I wasn’t aware that Wetherspoons had a range of branded bars called “Lloyd’s No 1” but I’ll be on the lookout for them now. Forewarned is forearmed, as they say.
Just leave me alone! Pubs are for drinking in – that seems pretty obvious. For me, it’s no particular problem if people want to have too much to drink in a pub. Indeed, it’s not quite the same if there is no row of drunken sods propping up the bar. But I feel there some etiquette to these things.
– by all means, sit silently in the corner with two dozen empty pint glasses on the table in front of you. Feel free to glare around menacingly.
– by all means, start shouting and start banging the table (goodness knows, I’ve done it enough times myself).
Just don’t come over and try to engage me in conversation!

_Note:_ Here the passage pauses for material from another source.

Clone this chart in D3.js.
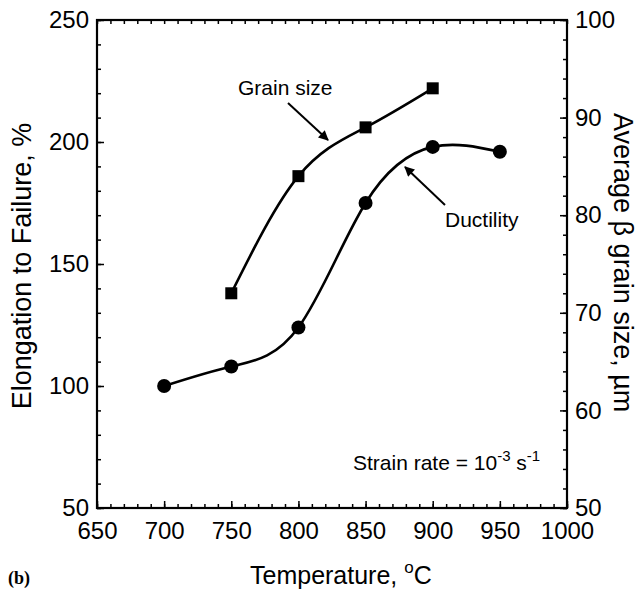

I’m not an unamiable person. I pride myself on being easy-going. But there is a time and a place for making new friends and it is not when you are drunk and your selected t’te-‘-t’te target is trying to have their own conversation (or a pub quiz). Twice in a couple of weeks some really dodgy geezers have tried to make my acquaintance before closing time. Do I look like I want to hear their ramblings? Do I? DO I?
Some examples of the kind of drivel I’ve had to put up with of late.
“I’ve got a hundred and fifty thousand pounds in the bank. I bloody well have!”
“Dutch waterways, yeah you know, like KLM!”
If they want to be addled and sociable, they should get themselves to the nearest Wetherspoons where that sort of behaviour is tolerated/condoned+encouraged.